Despite reporting large investment losses for 2022, Danish commercial pension provider PFA has become the largest pension fund in Denmark according to results released this morning – taking the top spot long held by statutory pension fund ATP.
PFA’s total group assets rose, according to its annual report, to DKK736.3bn (€98.9bn) by the end of December 2022 from DKK725.4bn a year earlier, with the new figure now putting PFA ahead of ATP, whose total assets last year declined to DKK677.8bn from DKK947.3bn.
The change in the size ranking is a watershed moment that illustrates the impact of last year’s macroeconomic shifts, and has to do with the big differences between the natures of the two organisations and the way they operate.

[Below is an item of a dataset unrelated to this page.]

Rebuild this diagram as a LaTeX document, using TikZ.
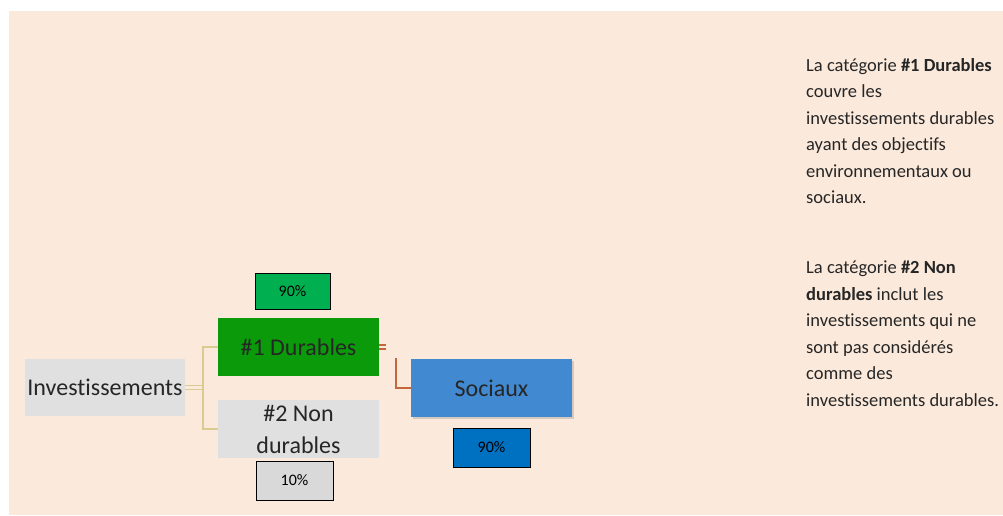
\documentclass[tikz,border=0pt]{standalone}
\usepackage{fontspec}
\setmainfont{Carlito}[RawFeature={-liga}]
\usetikzlibrary{shadows}
\definecolor{peach}{HTML}{FBE9DB}
\definecolor{boxgray}{HTML}{E0E0E0}
\definecolor{durgreen}{HTML}{0A9A0A}
\definecolor{socblue}{HTML}{4189D0}
\definecolor{pctgreen}{HTML}{00B050}
\definecolor{pctgray}{HTML}{D9D9D9}
\definecolor{pctblue}{HTML}{0070C0}
\definecolor{tanline}{HTML}{D9CC92}
\definecolor{redline}{HTML}{C4673F}
\definecolor{txtdark}{HTML}{262626}
\tikzset{
  mainbox/.style={minimum width=161pt, minimum height=58pt, inner sep=0pt, font=\fontsize{24}{32}\selectfont, text=txtdark, align=center},
  pctbox/.style={draw=black, line width=1pt, inner sep=0pt, font=\fontsize{16}{18}\selectfont, text=black},
  tanconn/.style={draw=tanline, line width=1.6pt},
  redconn/.style={draw=redline, line width=1.8pt},
  sidetext/.style={anchor=north west, align=left, font=\fontsize{18.5}{26.5}\selectfont, text=txtdark, inner sep=0pt},
}
\begin{document}
\begin{tikzpicture}[x=1pt,y=-1pt]
\useasboundingbox (0,0) rectangle (1003,515);
\fill[white] (0,0) rectangle (1003,515);
\fill[peach] (9,11) rectangle (1003,515);
% main boxes
\node[mainbox, fill=boxgray, minimum width=160pt, minimum height=57pt] (inv) at (105,387.5) {Investissements};
\node[mainbox, fill=durgreen] (dur) at (298.5,347) {\#1 Durables};
\node[mainbox, fill=boxgray] (non) at (298.5,429) {\#2 Non\\durables};
\node[mainbox, fill=socblue, drop shadow={shadow xshift=2pt, shadow yshift=-2pt, opacity=0.3}] (soc) at (491.5,388) {Sociaux};
% percentage boxes
\node[pctbox, fill=pctgreen, minimum width=75pt, minimum height=36pt] (p1) at (292.5,291) {90\%};
\node[pctbox, fill=pctgray, minimum width=77pt, minimum height=39pt] (p2) at (294.5,480.5) {10\%};
\node[pctbox, fill=pctblue, minimum width=77pt, minimum height=39pt] (p3) at (491.5,447.5) {90\%};
% connectors
\coordinate (tj) at (203,388);
\draw[tanconn] ([yshift=-2pt]inv.east) -- ++(18,0);
\draw[tanconn] ([yshift=2pt]inv.east) -- ++(18,0);
\draw[tanconn] (dur.west) -- (dur.west -| tj) -- (non.west -| tj) -- (non.west);
\coordinate (rj) at (396,388);
\draw[redconn] ([yshift=-2pt]dur.east) -- ++(7,0);
\draw[redconn] ([yshift=2pt]dur.east) -- ++(7,0);
\draw[redconn] (396,358) -- (soc.west -| rj) -- (soc.west);
% right text
\node[sidetext] (t1) at (806,58) {La catégorie \textbf{\#1 Durables}\\couvre les\\investissements durables\\ayant des objectifs\\environnementaux ou\\sociaux.};
\node[sidetext] (t2) at (806,261) {La catégorie \textbf{\#2 Non}\\\textbf{durables} inclut les\\investissements qui ne\\sont pas considérés\\comme des\\investissements durables.};
\end{tikzpicture}
\end{document}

ATP’s shrinkage is down to huge losses on its risk-parity investment portfolio on the one hand, and a big decline in the value of the fixed income instruments backing its guaranteed pensions – which have in turn become less onerous as discount rates have risen.
Reporting its annual results today, PFA revealed that on the business side, contributions coming in had increased in 2022 and that it had won twice as many new corporate clients last year as it had managed to attract the year before.
Regarding investments in 2022, PFA reported the overall return for average-rate pensions had been -20.8%, according to the official N1 measure, and 11.1% for market-rate pensions, using the N2 measure.
In its annual report, PFA said: “The return was dragged down by negative returns from both equities and bonds, while alternative investments and real estate contributed positively to the return.”
Currency had also contributed positively to returns as a result of a stronger US dollar, it said, with interest-rate hedging contributing negatively.
PFA’s foreign equities ended the year with a 19.3% loss, according to the report, though Danish equities produced a 5.6% gain over the year, it said. Medical and financial stocks, which had a high weighting in the domestic portfolio, had boosted returns, PFA said.
The solvency ratio contracted to 208% at the end of 2022 from 271% a year before, with PFA blaming this on new rules for Solvency II models and a reduction of the Danish volatility adjustment (VA) addition, among other factors.
But Ole Krogh Petersen, PFA’s chief executive officer, said the firm was working to make sure its strategy and investment portfolios were as robust as possible.
“Here, our broad portfolio of unlisted investments together with a defensive and active asset management strategy and targeted risk management has mitigated the worst of the price declines for our customers in a very difficult and turbulent year on the financial markets,” he said.